The phrase arose this morning as Brigitte and I contemplated a pie chart showing the indebtedness of the United States, and “smart money” popped into my mind spontaneously. I went to look up the origins of the phrase. Online Etymology Dictionary finds it used first in 1926 to mean “money bet by those in the know”—thus a kind of “insider trading.” Another aspect of it, not referred to in the dictionary—but I encountered it throughout my years in business—is the use of “other people’s money” rather than your own, which people even abbreviated as OPM, always with a bit of a sly grin. Therefore huge U.S. debts to foreign sources, amounting to $25 trillion, probably triggered the abbreviation, OPM, and in turn “smart money.”

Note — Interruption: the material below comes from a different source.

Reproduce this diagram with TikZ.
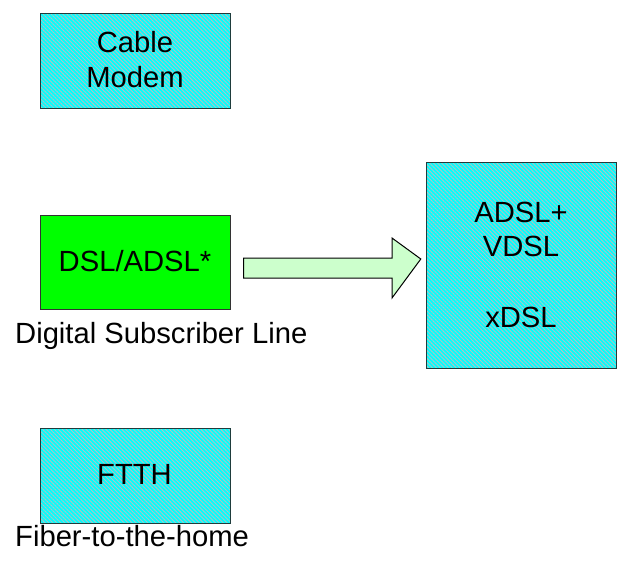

What I hadn’t realized is that this same phrase had been used to mean something quite different in the seventeenth century, namely “‘money paid to sailors, soldiers, workers, etc., who have been disabled while on the job’ (1690s)”. In this phrase, the word “smart” refers to the verb, namely to hurt, to smart. Money for suffering, in other words. This got me interested in the origins of to smart. Turns out that the verb derives from the West Germanic root smert-. Knowing German well, the word schmerzen, to hurt, immediately came to mind.
Now my mind put two things together. The overlaid hurt and the witty meanings of smart—and the short-term nature of smart money dealings. And it occurred to me that smart money activities, when viewed in the long term, ultimately always produce—pain.